Grundsätzlich wird eine Operation zur Beseitigung des Krankheitsherdes angestrebt. Dies gilt insbesondere dann, wenn andere Behandlungen weniger wirksam sind, zu starke Nebenwirkungen hervorrufen oder die Diagnose in Frage steht. Das Ziel der Operation ist die Beseitigung der Ursache der vorhandenen und die Verhinderung oder Verzögerung des Auftretens neuer Beschwerden. Oft kann man verschiedene Behandlungsverfahren kombinieren.

Die Wahl der Operationsmethode richtet sich nach der Beschaffenheit und der Lage des Krankheitsprozesses. Der operative Zugang sollte so minimal wie möglich gestaltet werden. Dazu eignen sich besonders mikrochirurgische und endoskopische Verfahren, die manchmal zusammen eingesetzt werden. Navigationsgeräte unterstützen die exakte Operationsplanung. Unter dem Mikroskop kann der Operateur den Krankheitsprozess sehen. Mit speziellen Mikroinstrumenten, Ultraschallzertrümmerern, elektrischer Verödung und Verdampfung, Laser oder Saugkanülen können Tumore entfernt werden (siehe Abb. 3).

Abb. 3 Entfernung eines Tumors (Vestibularisschwannom) aus dem Kleinhirnbrückenwinkel mit einem Ultraschallsauggerät (CUSA).

Konflikte zwischen Hirnnerven und Gefäßen (Mikrovaskuläre Kompression) kann man beseitigen, indem man das störende Gefäß vom Nerven löst und in die entstandene Lücke Teflon®-Wolle oder ein Muskelstückchen einlegt, um einen erneuten Kontakt zu verhindern.

Gefäßfehlbildungen werden mit Titanclips verschlossen oder mit verschiedenen Materialien ummantelt.

Während einer Operation im Kleinhirnbrückenwinkel wird die Funktion der Nerven und des Hirnstamms durch Monitoring mit Elektroden überwacht (siehe Abb. 4).

Abb. 4 Elektrophysiologisches Monitoring der Funktion von Hörnerv, Gesichtsnerv und Hirnstamm während der Operation in Vollnarkose.
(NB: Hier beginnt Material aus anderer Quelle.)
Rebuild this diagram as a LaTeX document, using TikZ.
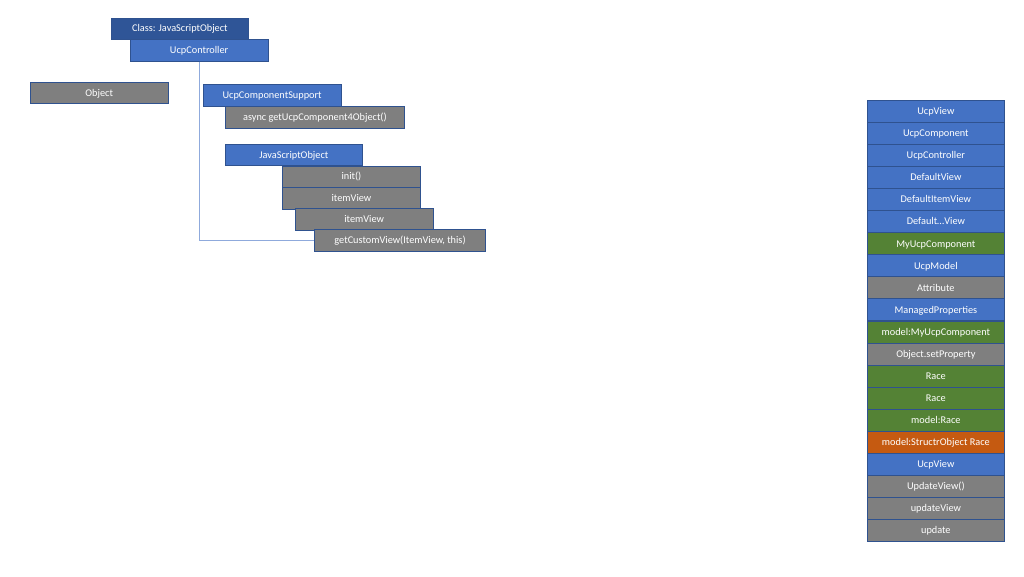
\documentclass[tikz,border=0pt]{standalone}
\usepackage{fontspec}
\setmainfont{Carlito}
\usepackage{xcolor}
\usetikzlibrary{positioning}

\definecolor{ucpblue}{HTML}{4472C4}
\definecolor{ucpdark}{HTML}{2F5597}
\definecolor{ucpgray}{HTML}{7F7F7F}
\definecolor{ucpgreen}{HTML}{548235}
\definecolor{ucporange}{HTML}{C55A11}
\definecolor{ucpedge}{HTML}{2F528F}
\definecolor{ucpline}{HTML}{8FAADC}

\tikzset{
    cls/.style={rectangle, draw=ucpedge, line width=0.8pt, text=white, anchor=north west,
        minimum width=137.5pt, minimum height=21.5pt, inner sep=0pt,
        text height=6.6pt, text depth=0pt,
        font=\fontsize{10.3}{12}\selectfont},
    blue/.style={cls, fill=ucpblue},
    darkblue/.style={cls, fill=ucpdark},
    gray/.style={cls, fill=ucpgray},
    row/.style={cls, minimum height=22pt}
}

\begin{document}
\begin{tikzpicture}[x=1pt, y=-1pt]
    \useasboundingbox (0,0) rectangle (1024,576);

    \node[darkblue] (classjs) at (110.7,17.5) {Class: JavaScriptObject};
    \node[blue] (ctrl) at (130,39.3) {UcpController};
    \node[gray] (object) at (30,81.7) {Object};

    \node[blue] (support) at (203,84.3) {UcpComponentSupport};
    \node[gray, minimum width=179.6pt] (getcomp) at (224.7,106) {async getUcpComponent4Object()};

    \node[blue] (jsobject) at (224.7,143.7) {JavaScriptObject};
    \node[gray] (init) at (282.3,165.5) {init()};
    \node[gray] (itemview) at (282.3,187) {itemView};
    \node[gray] (itemview2) at (295,208.3) {itemView};
    \node[gray, minimum width=170.7pt] (custom) at (314.3,229.3) {getCustomView(ItemView, this)};

    \draw[ucpline, line width=0.8pt] (ctrl.south) |- (custom.west);

    % call stack on the right
    \foreach \i/\c/\t in {0/ucpblue/UcpView, 1/ucpblue/UcpComponent, 2/ucpblue/UcpController,
        3/ucpblue/DefaultView, 4/ucpblue/DefaultItemView, 5/ucpblue/Default\ldots View,
        6/ucpgreen/MyUcpComponent, 7/ucpblue/UcpModel, 8/ucpgray/Attribute,
        9/ucpblue/ManagedProperties, 10/ucpgreen/model:MyUcpComponent, 11/ucpgray/Object.setProperty,
        12/ucpgreen/Race, 13/ucpgreen/Race, 14/ucpgreen/model:Race,
        15/ucporange/model:StructrObject Race, 16/ucpblue/UcpView, 17/ucpgray/UpdateView(),
        18/ucpgray/updateView, 19/ucpgray/update}
        \node[row, fill=\c] (r\i) at (866.7,{100+22.05*\i}) {\t};
\end{tikzpicture}
\end{document}
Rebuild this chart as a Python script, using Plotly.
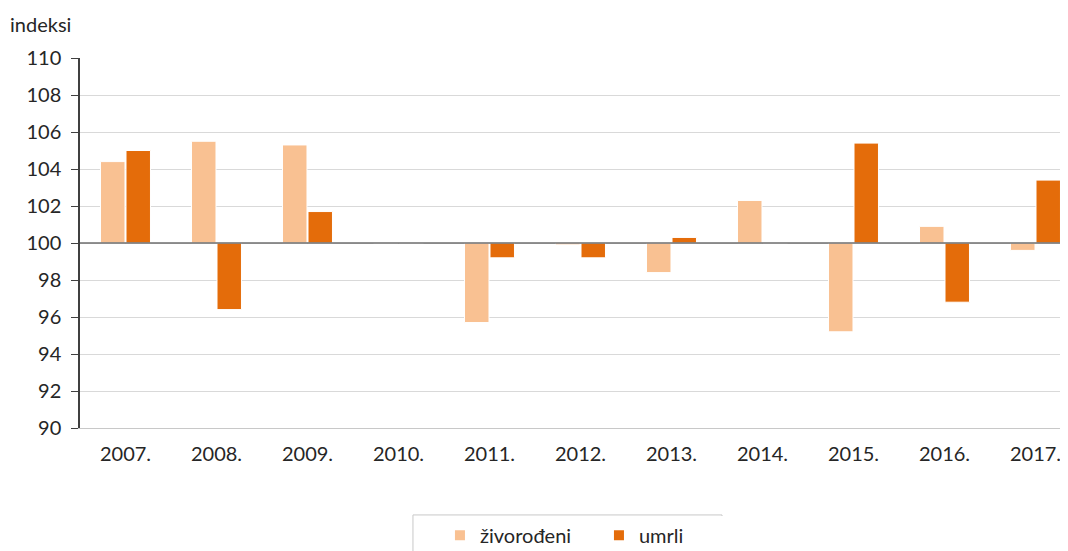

Der Film zeigt Gefäße im Kleinhirn-Brücken-Winkel unter dem Mikroskop. Zuvor wurde dem Patienten ein Fluoreszenzfarbstoff gespritzt, der unter dem Infrarotfilter des Mikroskops sichtbar wird und so die Durchblutung zeigen kann. Damit kann auch die Funktion der Gefäße während einer Operation überwacht werden.